В любом случае в январе 1978 года все внимание вернулось к тем сложным и важным вопросам, которые ведущие фигуры партии считали необходимым избегать. Джеффри Хау, выступая в Суиндоне, произнес острую и всеобъемлющую речь, в которой критиковал роль профсоюзов в Британии, и был встречен шквалом оскорблений со стороны профсоюзных лидеров и плохо скрываемым раздражением со стороны некоторых коллег. Я согласилась с Джеффри и сильно защищала его перед публикой. Но я все еще придерживалась политики Прайера так, что я отговорила его от выступления со второй подобной речью, сделав пометку на черновике: «Джеффри, это не твоя тема. Зачем продолжать? Пресса тебя за это распнет».
Довольно странно, но лишь несколько дней спустя я сама была встречена почти такой же острой критикой. Я решила использовать выступление на конференции шотландских промышленников в Глазго, чтобы вырваться из ограничений и помрачнения сознания, к которым, как мне казалось, нас привела наша политика доходов. Я сказала:
«Отказ правительства от вмешательства в ценообразование и сферу прибылей в частном секторе, которые хотим видеть и мы, и вы, неизбежно ведет к отказу правительства от вмешательства в переговоры о заработной платы. Не может быть избирательного возвращения к личной ответственности».
Среди прочих меня критиковал «Экономист» под робким заголовком «Миссис Тэтчер ведет тори в опасные воды». Вскоре мне предстояло еще глубже оскорбить партийных политических мудрецов.
С тех пор как Инок Пауэлл произнес свою речь в Бирмингеме в апреле 1968 года, среди правоцентристских политиков считалось признаком цивилизованности и благородства избегать вопросов об иммиграции и расовых отношениях в целом, а если это оказывалось невозможным, то использовать термины, заимствованные у левого крыла, облагораживая «мультикультурную», «мультирасовую» природу современного британского общества. Весь этот подход лакировал реальные проблемы, причиной которых иммиграция иногда становилась, и отмахивался от тревоги тех, кого немедленно называли «расистом». Я никогда не была согласна с этим примириться. Мне это казалось одновременно нечестным и снобским. Ничто так не слепо к цвету, как капитализм, который для меня воплощал веру в возрождение Британии. Частью моих убеждений было то, что индвидуумы были достойны уважения как индивидуумы, а не как представители класса или расы; целью политической и экономической системы, за которую ратовала я, было освободить таланты этих индивидуумов для пользы общества. Я никоим образом не сочувствовала подстрекателям типа Национального фронта, которые стремились эксплуатировать расу. Для меня чрезвычайно важным было то, что такие группы были в той же степени социалистическими, что и национальными. Любой коллективизм всегда ведет к угнетению, разница лишь в том, кто оказывается жертвой.

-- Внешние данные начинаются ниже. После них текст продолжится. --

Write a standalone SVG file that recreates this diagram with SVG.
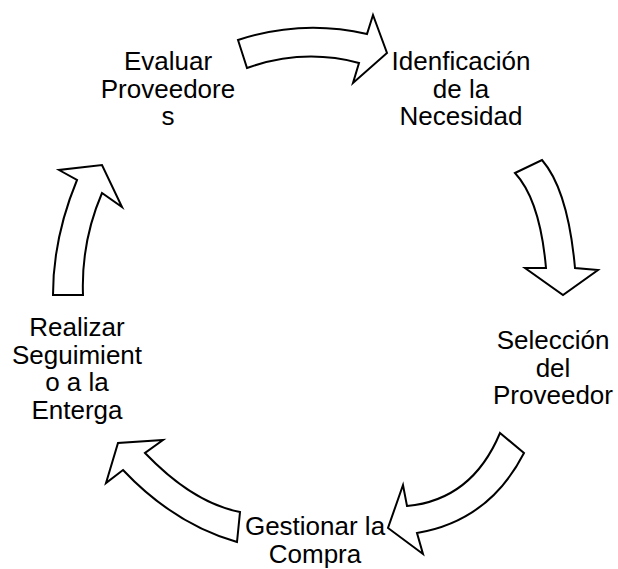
<svg xmlns="http://www.w3.org/2000/svg" width="618" height="569" viewBox="0 0 618 569">
  <style>
    .arrow { fill: #ffffff; stroke: #000000; stroke-width: 2; stroke-linejoin: miter; }
    .label { font-family: "Liberation Sans", Arial, sans-serif; font-size: 26px; fill: #000000; text-anchor: middle; }
  </style>
  <rect width="618" height="569" fill="#ffffff"/>

  <!-- curved block arrows forming the cycle -->
  <g id="connectors">
    <path class="arrow" d="M238,40 Q302,19 367,34 L373,15 L387,53 L353,83 L359,63 Q303,48 247,68 Z"/>
    <path class="arrow" d="M515,173 L542,160 Q568,190 575,268 L598,270 L563,295 L525,268 L546,268 Q540,200 515,173 Z"/>
    <path class="arrow" d="M500,433 L524,453 Q489,521 417,533 L423,554 L388,528 L403,485 L407,506 Q472,500 500,433 Z"/>
    <path class="arrow" d="M237,542 L240,512 Q193,503 145,453 L163,440 L118,443 L106,483 L123,470 Q174,524 237,542 Z"/>
    <path class="arrow" d="M53,295 L83,295 Q81,242 102,193 L122,207 L102,165 L59,170 L77,180 Q53,238 53,295 Z"/>
  </g>

  <g id="node-necesidad">
    <text class="label" x="461" y="70">Idenficación</text>
    <text class="label" x="461" y="97.5">de la</text>
    <text class="label" x="461" y="125">Necesidad</text>
  </g>

  <g id="node-seleccion">
    <text class="label" x="553" y="349">Selección</text>
    <text class="label" x="553" y="376.5">del</text>
    <text class="label" x="553" y="404">Proveedor</text>
  </g>

  <g id="node-compra">
    <text class="label" x="315" y="535">Gestionar la</text>
    <text class="label" x="315" y="562.5">Compra</text>
  </g>

  <g id="node-seguimiento">
    <text class="label" x="77" y="336">Realizar</text>
    <text class="label" x="77" y="363.5">Seguimient</text>
    <text class="label" x="77" y="391">o a la</text>
    <text class="label" x="77" y="418.5">Enterga</text>
  </g>

  <g id="node-evaluar">
    <text class="label" x="168" y="70">Evaluar</text>
    <text class="label" x="168" y="97.5">Proveedore</text>
    <text class="label" x="168" y="125">s</text>
  </g>
</svg>
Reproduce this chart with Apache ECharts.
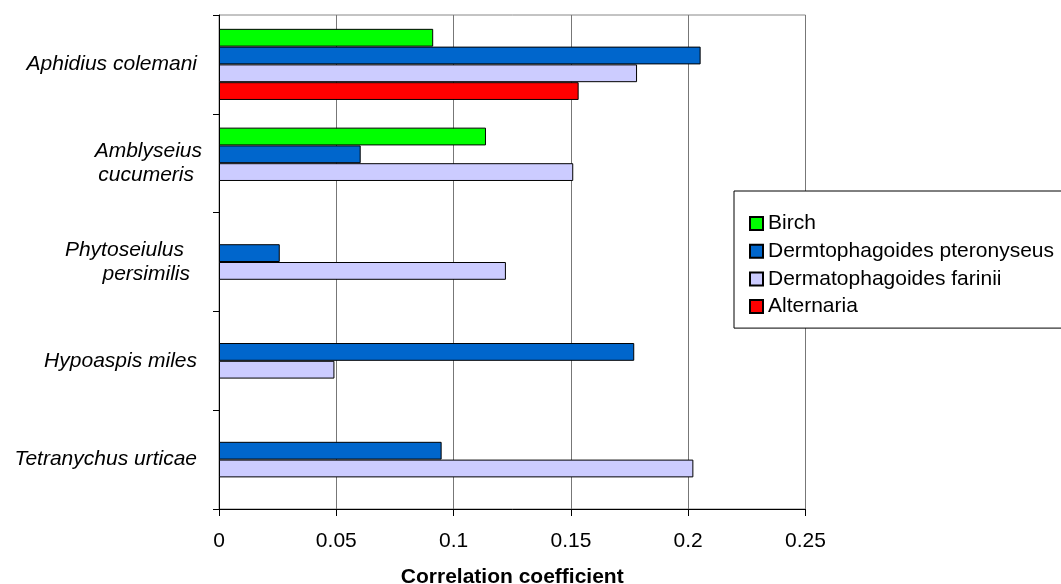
<!DOCTYPE html>
<html>
<head>
<meta charset="utf-8">
<script src="https://cdn.jsdelivr.net/npm/echarts@6/dist/echarts.min.js"></script>
<style>html,body{margin:0;padding:0;background:#fff;}#c{width:1061px;height:584px;}</style>
</head>
<body>
<div id="c"></div>
<script>
// Categories listed top to bottom
const categories = ['Aphidius colemani', 'Amblyseius cucumeris', 'Phytoseiulus persimilis', 'Hypoaspis miles', 'Tetranychus urticae'];
const seriesNames = ['Birch', 'Dermtophagoides pteronyseus', 'Dermatophagoides farinii', 'Alternaria'];
const birch = [0.0913, 0.1138, null, null, null];
const dermPteronyseus = [0.2053, 0.0604, 0.0259, 0.177, 0.0949];
const dermFarinii = [0.1782, 0.151, 0.1223, 0.0492, 0.2022];
const alternaria = [0.1533, null, null, null, null];
const xTicks = [0, 0.05, 0.1, 0.15, 0.2, 0.25];
const xTitle = 'Correlation coefficient';

const colors = ['#00FF00', '#0066CC', '#CCCCFF', '#FF0000'];
const values = [birch, dermPteronyseus, dermFarinii, alternaria];

const chart = echarts.init(document.getElementById('c'), null, {renderer: 'canvas'});
const option = {
  animation: false,
  backgroundColor: '#ffffff',
  textStyle: {fontFamily: 'Liberation Sans, Arial, sans-serif'},
  grid: {left: 219, top: 15, right: 255.5, bottom: 75, show: true, borderColor: '#888888', borderWidth: 1, containLabel: false, outerBoundsMode: 'none'},
  legend: {
    orient: 'vertical', left: 734, top: 191,
    data: seriesNames,
    icon: 'rect', itemWidth: 13, itemHeight: 13, itemGap: 6.7,
    padding: [22, 24, 11, 15],
    backgroundColor: '#ffffff', borderColor: '#000000', borderWidth: 1,
    textStyle: {fontSize: 21, color: '#000', lineHeight: 20, fontFamily: 'Liberation Sans, Arial, sans-serif'}
  },
  xAxis: {
    type: 'value', min: xTicks[0], max: xTicks[xTicks.length - 1], interval: xTicks[1] - xTicks[0],
    name: xTitle, nameLocation: 'middle', nameGap: 58,
    nameTextStyle: {fontSize: 21, fontWeight: 'bold', color: '#000'},
    axisLine: {show: true, lineStyle: {color: '#000', width: 1}},
    axisTick: {show: true, inside: false, length: 7, lineStyle: {color: '#000'}},
    axisLabel: {fontSize: 21, color: '#000', margin: 22},
    splitLine: {show: true, lineStyle: {color: '#777777', width: 1}}
  },
  yAxis: {
    type: 'category', data: categories, inverse: true,
    axisLine: {show: true, lineStyle: {color: '#000', width: 1}},
    axisTick: {show: true, inside: false, length: 6, alignWithLabel: false, lineStyle: {color: '#000'}},
    splitLine: {show: false},
    axisLabel: {
      margin: 17, color: '#000', fontSize: 21,
      formatter: function (v) {
        if (v === 'Amblyseius cucumeris') return '{a0|Amblyseius}\n{a1|cucumeris}';
        if (v === 'Phytoseiulus persimilis') return '{p0|Phytoseiulus}\n{p1|persimilis}';
        return '{s|' + v + '}';
      },
      rich: {
        s: {fontSize: 21, fontStyle: 'italic', color: '#000', padding: [0, 5, 0, 0], lineHeight: 24},
        a0: {fontSize: 21, fontStyle: 'italic', color: '#000', padding: [0, 0, 0, 0], lineHeight: 24, align: 'right'},
        a1: {fontSize: 21, fontStyle: 'italic', color: '#000', padding: [0, 8, 0, 0], lineHeight: 24, align: 'right'},
        p0: {fontSize: 21, fontStyle: 'italic', color: '#000', padding: [0, 18, 0, 0], lineHeight: 24, align: 'right'},
        p1: {fontSize: 21, fontStyle: 'italic', color: '#000', padding: [0, 12, 0, 0], lineHeight: 24, align: 'right'}
      }
    }
  },
  series: seriesNames.map(function (name, i) {
    return {
      name: name, type: 'bar', data: values[i],
      barGap: '0%', barCategoryGap: '28%',
      itemStyle: {color: colors[i], borderColor: '#000', borderWidth: 1}
    };
  })
};
chart.setOption(option);
</script>
</body>
</html>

В то же время масштабная иммиграция из нового Содружества за многие годы трансформировала многие сферы Британии настолько сильно, что коренным жителям было трудно это принять. Одно дело, когда состоятельный политик с трибуны восхваляет добродетель терпимости, прежде чем вернуться в комфортный дом по спокойной дороге в один из респектабельных районов города, где цены на недвижимость гарантируют ему эксклюзивность расовой изоляции без позорной отметины. Совсем другое дело более бедные люди, которые не могут себе позволить переехать и вынуждены наблюдать, как меняется их район, а цена на их дом падает.
Работа над иммиграционной политикой велась под руководством Уилли Уайтлоу с января 1978 года. Но она не сильно продвинулась, во всяком случае, не так сильно, как хотелось ее сторонникам. Это лишь отчасти было из-за того, что сам Уилли инстинктивно был настроен либерально по вопросам внутренней политики. Проблема состояла в том, что было очень сложно видеть существующий на тот день масштаб иммиграции, чтобы сократить сегодняшний и завтрашний приток иммигрантов.

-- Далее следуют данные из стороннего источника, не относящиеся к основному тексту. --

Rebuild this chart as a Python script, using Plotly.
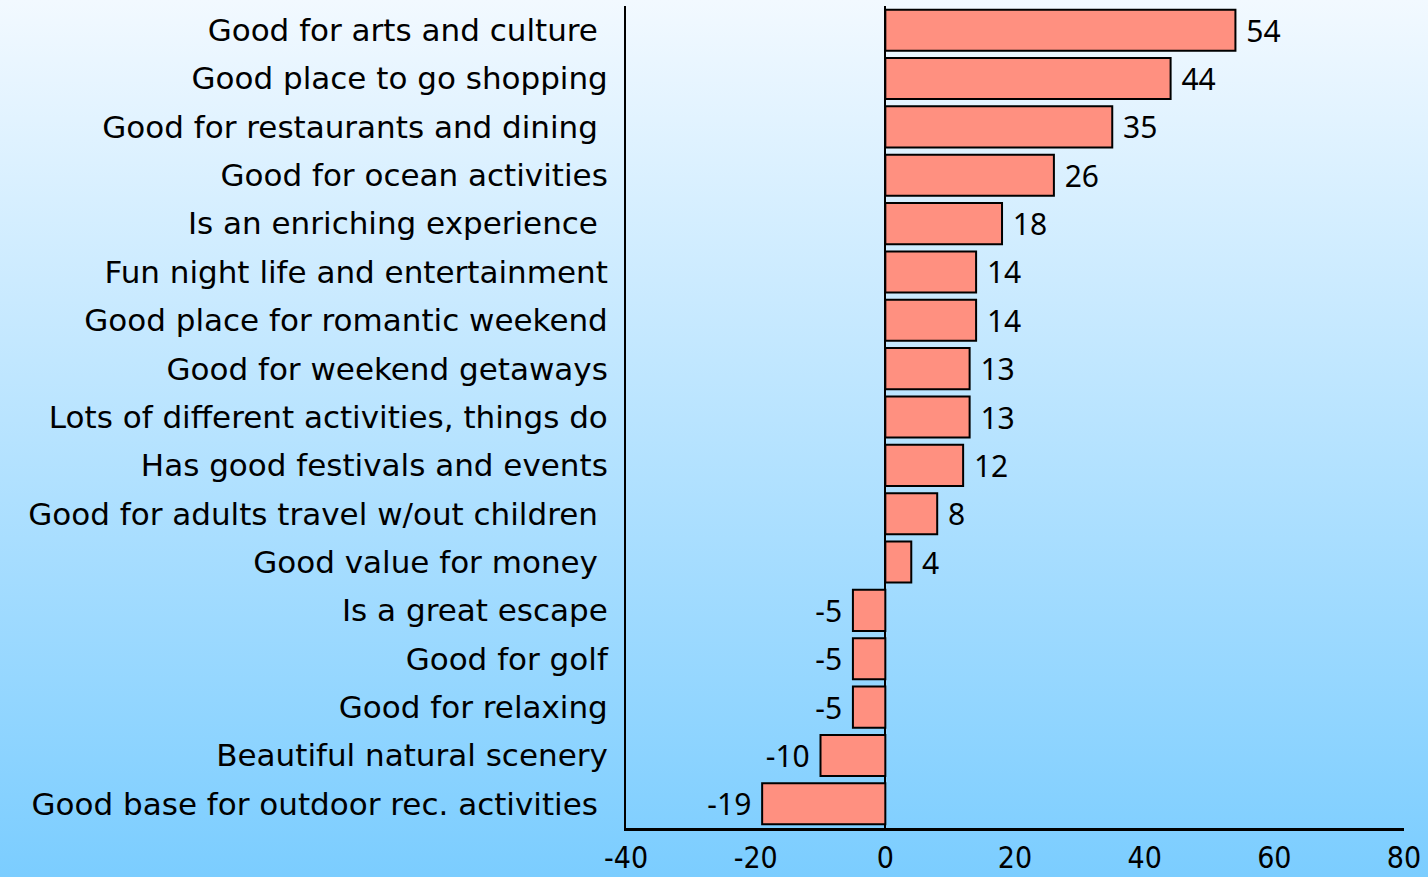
import plotly.graph_objects as go
import base64

categories = [
    "Good for arts and culture\u00a0",
    "Good place to go shopping",
    "Good for restaurants and dining\u00a0",
    "Good for ocean activities",
    "Is an enriching experience\u00a0",
    "Fun night life and entertainment",
    "Good place for romantic weekend",
    "Good for weekend getaways",
    "Lots of different activities, things do",
    "Has good festivals and events",
    "Good for adults travel w/out children\u00a0",
    "Good value for money\u00a0",
    "Is a great escape",
    "Good for golf",
    "Good for relaxing",
    "Beautiful natural scenery",
    "Good base for outdoor rec. activities\u00a0",
]
values = [54, 44, 35, 26, 18, 14, 14, 13, 13, 12, 8, 4, -5, -5, -5, -10, -19]
x_ticks = [-40, -20, 0, 20, 40, 60, 80]

W, H = 1428, 877
L, R, T, B = 626, 24, 6, 49
pw, ph = W - L - R, H - T - B

svg = (f'<svg xmlns="http://www.w3.org/2000/svg" width="{W}" height="{H}" viewBox="0 0 {W} {H}" preserveAspectRatio="none">'
       '<defs><linearGradient id="g" x1="0" y1="0" x2="0" y2="1">'
       '<stop offset="0" stop-color="#F2F9FF"/><stop offset="1" stop-color="#7BCDFF"/>'
       '</linearGradient></defs>'
       f'<rect x="0" y="0" width="{W}" height="{H}" fill="url(#g)"/></svg>')
uri = "data:image/svg+xml;base64," + base64.b64encode(svg.encode()).decode()

labels = [("\u00a0" + str(v)) if v >= 0 else (str(v) + "\u00a0") for v in values]

fig = go.Figure(go.Bar(
    x=values, y=categories, orientation="h",
    marker=dict(color="#FF9080", line=dict(color="black", width=2)),
    text=labels, textposition="outside",
    textfont=dict(family="Noto Sans, DejaVu Sans, sans-serif", size=30, color="black"),
    cliponaxis=False, width=0.85,
))

fig.update_layout(
    width=W, height=H,
    margin=dict(l=L, r=R, t=T, b=B),
    paper_bgcolor="#B5E0FC", plot_bgcolor="rgba(0,0,0,0)",
    showlegend=False,
    images=[dict(source=uri, xref="paper", yref="paper",
                 x=-L / pw, y=1 + T / ph, sizex=W / pw, sizey=H / ph,
                 sizing="stretch", xanchor="left", yanchor="top", layer="below")],
    xaxis=dict(range=[-40, 80], tickvals=x_ticks, ticktext=[str(t) for t in x_ticks],
               showgrid=False, showline=True, linecolor="black", linewidth=2.5,
               zeroline=True, zerolinecolor="black", zerolinewidth=1.5,
               ticks="", ticklabelstandoff=1, automargin=False,
               tickfont=dict(family="Liberation Sans Narrow, DejaVu Sans Condensed, sans-serif", size=30, color="black")),
    yaxis=dict(autorange="reversed", showgrid=False, showline=True, linecolor="black", linewidth=2,
               ticks="", ticklabelstandoff=10, automargin=False,
               tickfont=dict(family="DejaVu Sans, sans-serif", size=31, color="black")),
)

fig.write_html("out.html", config={"displayModeBar": False},
               post_script="document.body.style.margin='0';document.body.style.overflow='hidden';")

Закрыть лазейки в законе, ужесточить администрацию и ввести новые методы контроля первичной и вторичной иммиграции – все это было предложено как возможность уменьшить приток иммигрантов. Но я знала, что единственным и самым важным вкладом, который мы могли сделать в проблему расовых отношений, было уменьшение неуверенности по поводу будущего. Именно страх неизвестности нес опасную угрозу. Уилли Уайтлоу соглашался в целом с таким видением, поэтому он попросил нас на партийной конференции 1976 года «следовать политике, которая четко спланирована, чтобы покончить с иммиграцией в том виде, в каком мы знали ее в эти послевоенные годы».
Хотя я не планировала никакого конкретного заявления об иммиграции, я не была удивлена, когда мне задали этот вопрос в интервью в программе «Мир в действии». Я много об этом думала и довольно четко высказывалась в других интервью. Я сказала:
«Люди действительно боятся, что эта страна может быть фактически затоплена людьми другой культуры… Так что если вы хотите хороших расовых отношений, нужно значительно ослабить страх населения… Мы должны иметь в перспективе прекращение потока иммиграции, за исключением, разумеется, случаев, где необходимо выказать сострадание. Следовательно, мы должны пересмотреть число тех, у кого есть право въезжать… С теми, кто проживает здесь, нужно обращаться как с равными согласно закону, и именно поэтому, я думаю, столь многие из них боятся, что их положение может оказаться в опасности или что люди могут быть настроены к ним враждебно, если мы не уменьшим приток иммигрантов».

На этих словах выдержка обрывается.